Recorded information ->
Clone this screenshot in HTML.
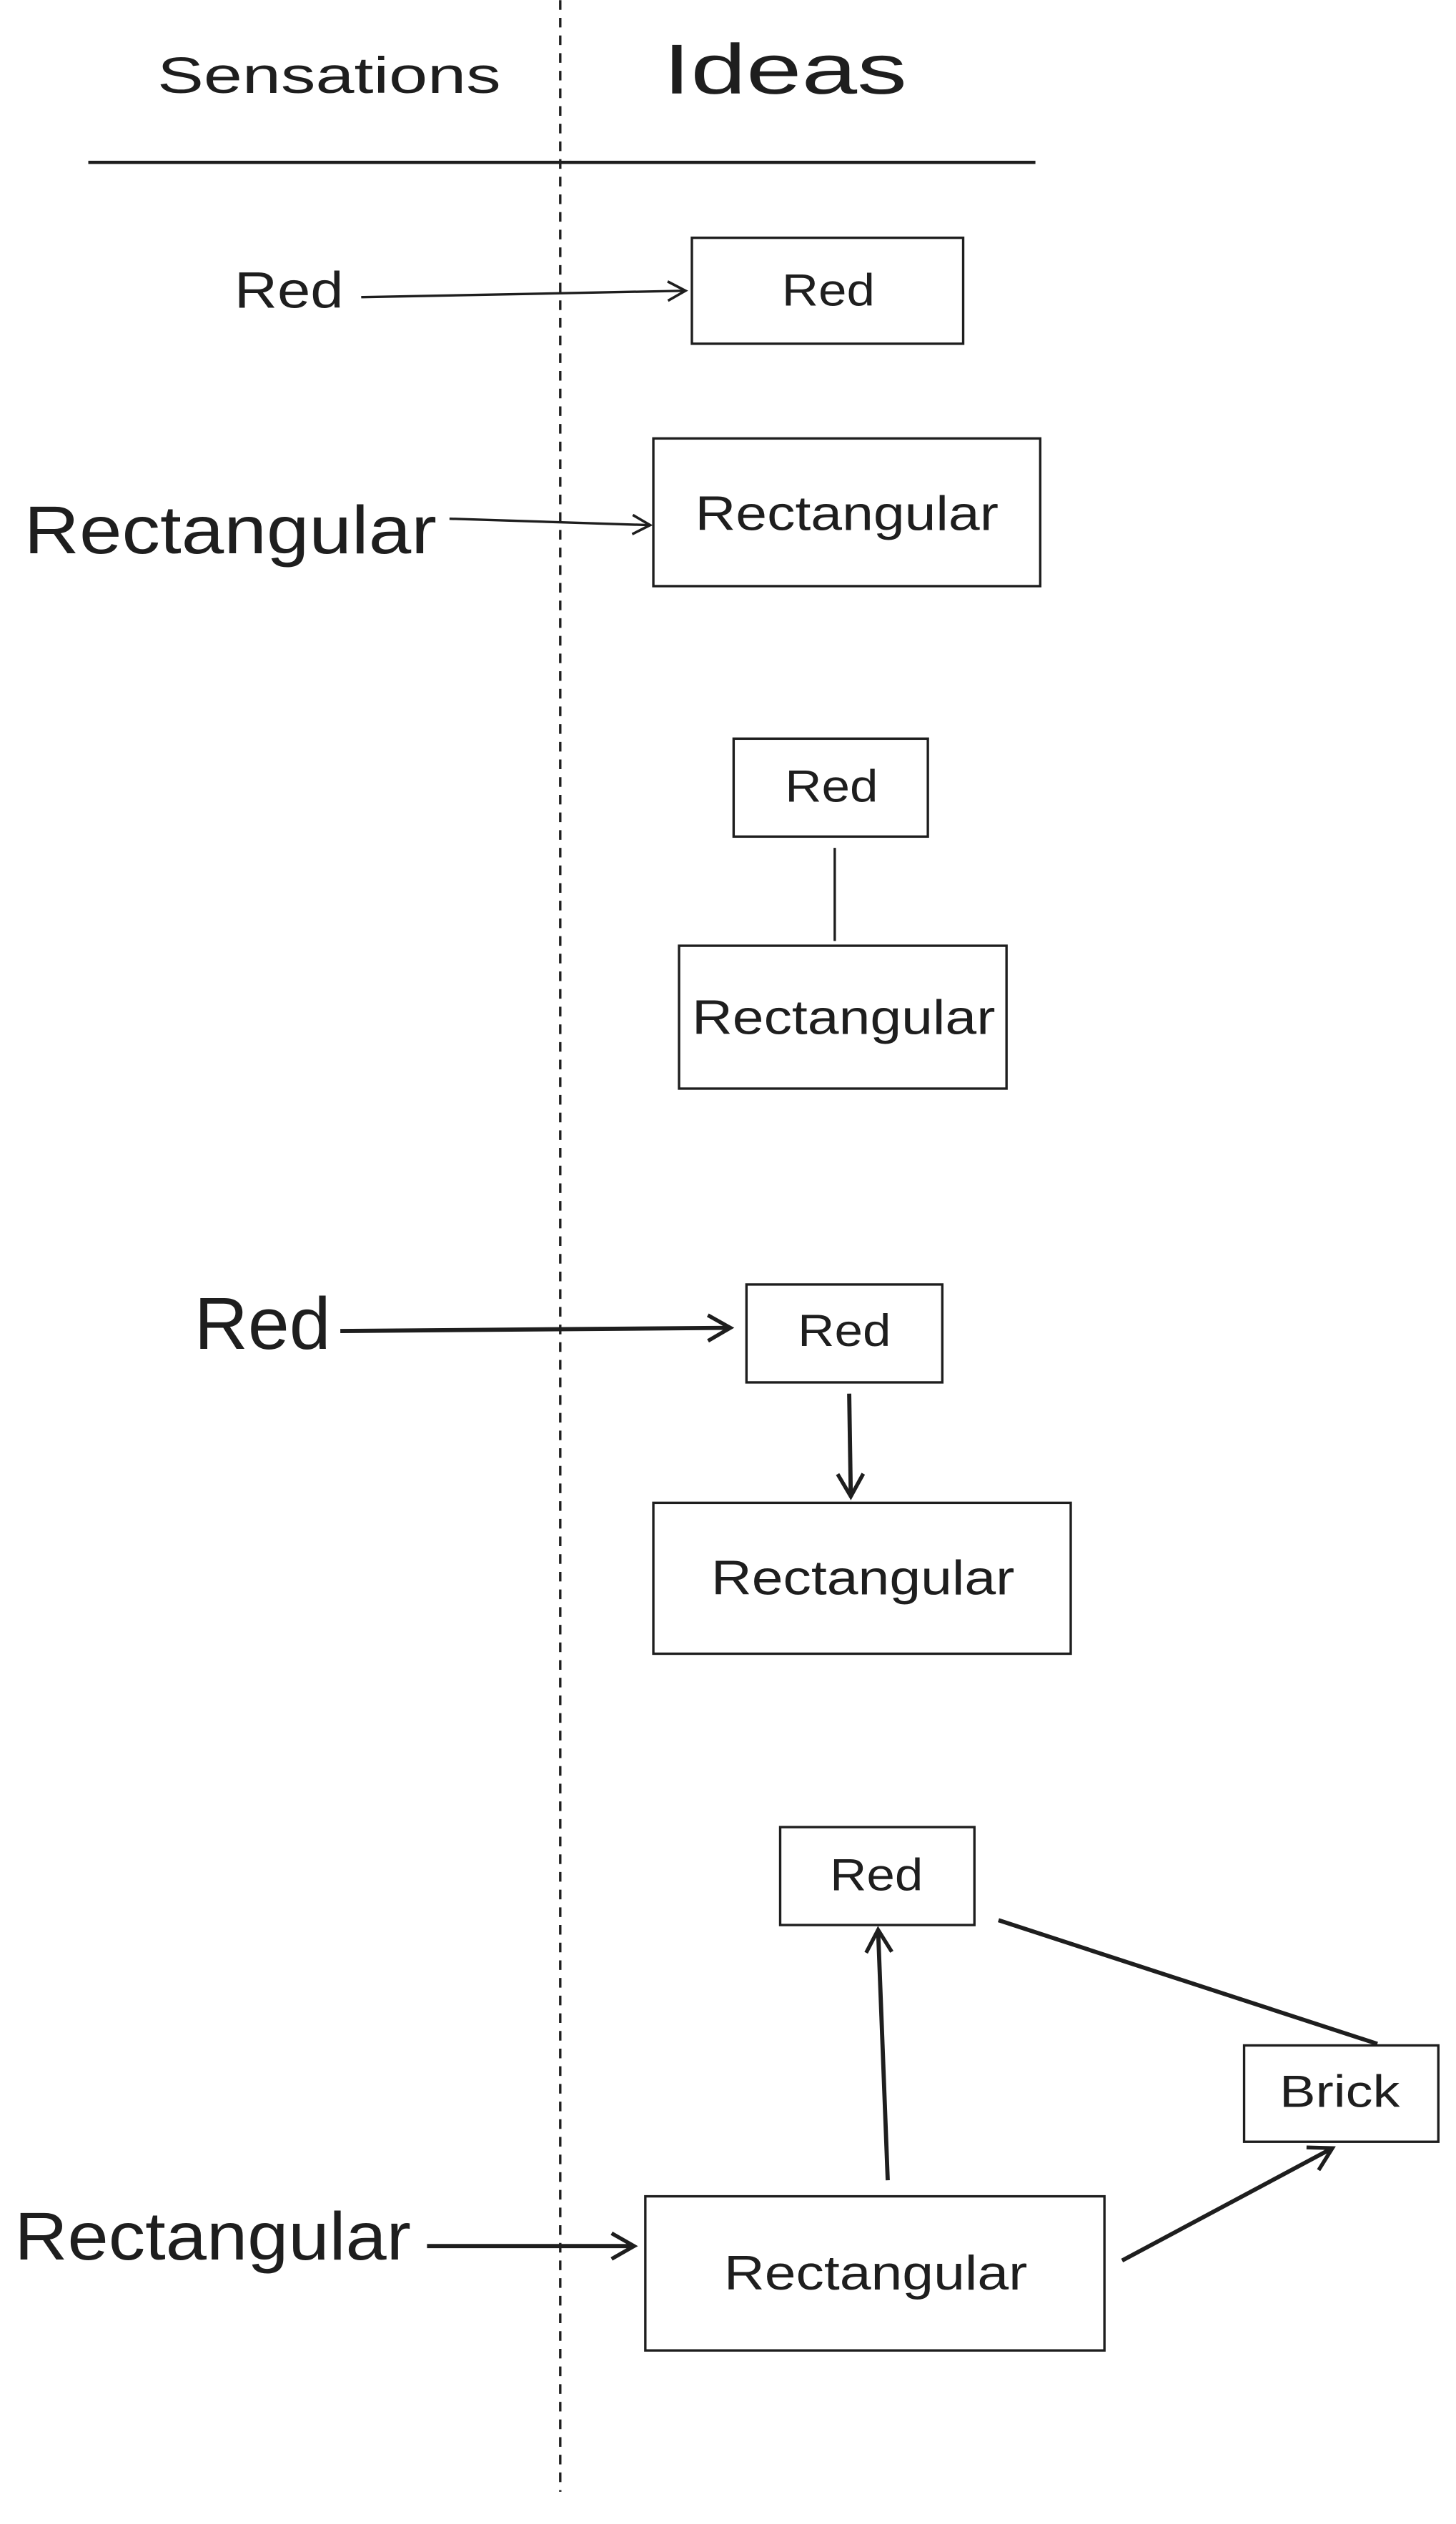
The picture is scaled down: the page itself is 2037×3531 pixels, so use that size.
<!DOCTYPE html>
<html><head><meta charset="utf-8"><style>html,body{margin:0;padding:0;background:#fff}svg{display:block}</style></head>
<body>
<svg width="2037" height="3531" viewBox="0 0 907 1572" xmlns="http://www.w3.org/2000/svg">
<defs>
<marker id="a" markerWidth="14" markerHeight="14" refX="12" refY="7" orient="auto" markerUnits="userSpaceOnUse">
<path d="M1,1 L12,7 L1,13" fill="none" stroke="#1e1e1e" stroke-width="1.6"/>
</marker>
<marker id="b" markerWidth="18" markerHeight="18" refX="15" refY="9" orient="auto" markerUnits="userSpaceOnUse">
<path d="M1,1 L15,9 L1,17" fill="none" stroke="#1e1e1e" stroke-width="2.4"/>
</marker>
</defs>
<g font-family="Liberation Sans, sans-serif" fill="#1e1e1e" dominant-baseline="central" lengthAdjust="spacingAndGlyphs">
<text x="98" y="47" font-size="32" textLength="214" lengthAdjust="spacingAndGlyphs">Sensations</text>
<text x="413" y="43" font-size="44" textLength="152" lengthAdjust="spacingAndGlyphs">Ideas</text>
<text x="146" y="181" font-size="32" textLength="68" lengthAdjust="spacingAndGlyphs">Red</text>
<text x="15" y="330" font-size="42" textLength="257" lengthAdjust="spacingAndGlyphs">Rectangular</text>
<text x="121" y="824" font-size="46" textLength="85" lengthAdjust="spacingAndGlyphs">Red</text>
<text x="9" y="1393" font-size="42" textLength="247" lengthAdjust="spacingAndGlyphs">Rectangular</text>
<text x="487" y="181" font-size="28" textLength="58" lengthAdjust="spacingAndGlyphs">Red</text>
<text x="433" y="320" font-size="30" textLength="189" lengthAdjust="spacingAndGlyphs">Rectangular</text>
<text x="489" y="490" font-size="28" textLength="58" lengthAdjust="spacingAndGlyphs">Red</text>
<text x="431" y="634" font-size="30" textLength="189" lengthAdjust="spacingAndGlyphs">Rectangular</text>
<text x="497" y="829" font-size="28" textLength="58" lengthAdjust="spacingAndGlyphs">Red</text>
<text x="443" y="983" font-size="30" textLength="189" lengthAdjust="spacingAndGlyphs">Rectangular</text>
<text x="517" y="1168" font-size="28" textLength="58" lengthAdjust="spacingAndGlyphs">Red</text>
<text x="797" y="1303" font-size="28" textLength="75" lengthAdjust="spacingAndGlyphs">Brick</text>
<text x="451" y="1416" font-size="30" textLength="189" lengthAdjust="spacingAndGlyphs">Rectangular</text>
</g>
<g fill="none" stroke="#1e1e1e">
<line x1="55" y1="101" x2="645" y2="101" stroke-width="2"/>
<line x1="349" y1="0" x2="349" y2="1552" stroke-width="1.5" stroke-dasharray="6,5"/>
<g stroke-width="1.5">
<rect x="431" y="148" width="169" height="66"/>
<rect x="407" y="273" width="241" height="92"/>
<rect x="457" y="460" width="121" height="61"/>
<rect x="423" y="589" width="204" height="89"/>
<rect x="465" y="800" width="122" height="61"/>
<rect x="407" y="936" width="260" height="94"/>
<rect x="486" y="1138" width="121" height="61"/>
<rect x="775" y="1274" width="121" height="60"/>
<rect x="402" y="1368" width="286" height="96"/>
<line x1="225" y1="185" x2="427" y2="181" marker-end="url(#a)"/>
<line x1="280" y1="323" x2="405" y2="327" marker-end="url(#a)"/>
<line x1="520" y1="528" x2="520" y2="586"/>
</g>
<g stroke-width="2.6">
<line x1="212" y1="829" x2="455" y2="827" marker-end="url(#b)"/>
<line x1="529" y1="868" x2="530" y2="932" marker-end="url(#b)"/>
<line x1="553" y1="1358" x2="547" y2="1202" marker-end="url(#b)"/>
<line x1="622" y1="1196" x2="858" y2="1273"/>
<line x1="266" y1="1399" x2="395" y2="1399" marker-end="url(#b)"/>
<line x1="699" y1="1408" x2="830" y2="1338" marker-end="url(#b)"/>
</g>
</g>
</svg>
</body></html>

Instruction -> Print the listing above in full, exactly as written. Omit any pictures.

Written solution ->
Clone this screenshot in HTML.
The picture is scaled down: the page itself is 2037×3531 pixels, so use that size.
<!DOCTYPE html>
<html><head><meta charset="utf-8"><style>html,body{margin:0;padding:0;background:#fff}svg{display:block}</style></head>
<body>
<svg width="2037" height="3531" viewBox="0 0 907 1572" xmlns="http://www.w3.org/2000/svg">
<defs>
<marker id="a" markerWidth="14" markerHeight="14" refX="12" refY="7" orient="auto" markerUnits="userSpaceOnUse">
<path d="M1,1 L12,7 L1,13" fill="none" stroke="#1e1e1e" stroke-width="1.6"/>
</marker>
<marker id="b" markerWidth="18" markerHeight="18" refX="15" refY="9" orient="auto" markerUnits="userSpaceOnUse">
<path d="M1,1 L15,9 L1,17" fill="none" stroke="#1e1e1e" stroke-width="2.4"/>
</marker>
</defs>
<g font-family="Liberation Sans, sans-serif" fill="#1e1e1e" dominant-baseline="central" lengthAdjust="spacingAndGlyphs">
<text x="98" y="47" font-size="32" textLength="214" lengthAdjust="spacingAndGlyphs">Sensations</text>
<text x="413" y="43" font-size="44" textLength="152" lengthAdjust="spacingAndGlyphs">Ideas</text>
<text x="146" y="181" font-size="32" textLength="68" lengthAdjust="spacingAndGlyphs">Red</text>
<text x="15" y="330" font-size="42" textLength="257" lengthAdjust="spacingAndGlyphs">Rectangular</text>
<text x="121" y="824" font-size="46" textLength="85" lengthAdjust="spacingAndGlyphs">Red</text>
<text x="9" y="1393" font-size="42" textLength="247" lengthAdjust="spacingAndGlyphs">Rectangular</text>
<text x="487" y="181" font-size="28" textLength="58" lengthAdjust="spacingAndGlyphs">Red</text>
<text x="433" y="320" font-size="30" textLength="189" lengthAdjust="spacingAndGlyphs">Rectangular</text>
<text x="489" y="490" font-size="28" textLength="58" lengthAdjust="spacingAndGlyphs">Red</text>
<text x="431" y="634" font-size="30" textLength="189" lengthAdjust="spacingAndGlyphs">Rectangular</text>
<text x="497" y="829" font-size="28" textLength="58" lengthAdjust="spacingAndGlyphs">Red</text>
<text x="443" y="983" font-size="30" textLength="189" lengthAdjust="spacingAndGlyphs">Rectangular</text>
<text x="517" y="1168" font-size="28" textLength="58" lengthAdjust="spacingAndGlyphs">Red</text>
<text x="797" y="1303" font-size="28" textLength="75" lengthAdjust="spacingAndGlyphs">Brick</text>
<text x="451" y="1416" font-size="30" textLength="189" lengthAdjust="spacingAndGlyphs">Rectangular</text>
</g>
<g fill="none" stroke="#1e1e1e">
<line x1="55" y1="101" x2="645" y2="101" stroke-width="2"/>
<line x1="349" y1="0" x2="349" y2="1552" stroke-width="1.5" stroke-dasharray="6,5"/>
<g stroke-width="1.5">
<rect x="431" y="148" width="169" height="66"/>
<rect x="407" y="273" width="241" height="92"/>
<rect x="457" y="460" width="121" height="61"/>
<rect x="423" y="589" width="204" height="89"/>
<rect x="465" y="800" width="122" height="61"/>
<rect x="407" y="936" width="260" height="94"/>
<rect x="486" y="1138" width="121" height="61"/>
<rect x="775" y="1274" width="121" height="60"/>
<rect x="402" y="1368" width="286" height="96"/>
<line x1="225" y1="185" x2="427" y2="181" marker-end="url(#a)"/>
<line x1="280" y1="323" x2="405" y2="327" marker-end="url(#a)"/>
<line x1="520" y1="528" x2="520" y2="586"/>
</g>
<g stroke-width="2.6">
<line x1="212" y1="829" x2="455" y2="827" marker-end="url(#b)"/>
<line x1="529" y1="868" x2="530" y2="932" marker-end="url(#b)"/>
<line x1="553" y1="1358" x2="547" y2="1202" marker-end="url(#b)"/>
<line x1="622" y1="1196" x2="858" y2="1273"/>
<line x1="266" y1="1399" x2="395" y2="1399" marker-end="url(#b)"/>
<line x1="699" y1="1408" x2="830" y2="1338" marker-end="url(#b)"/>
</g>
</g>
</svg>
</body></html>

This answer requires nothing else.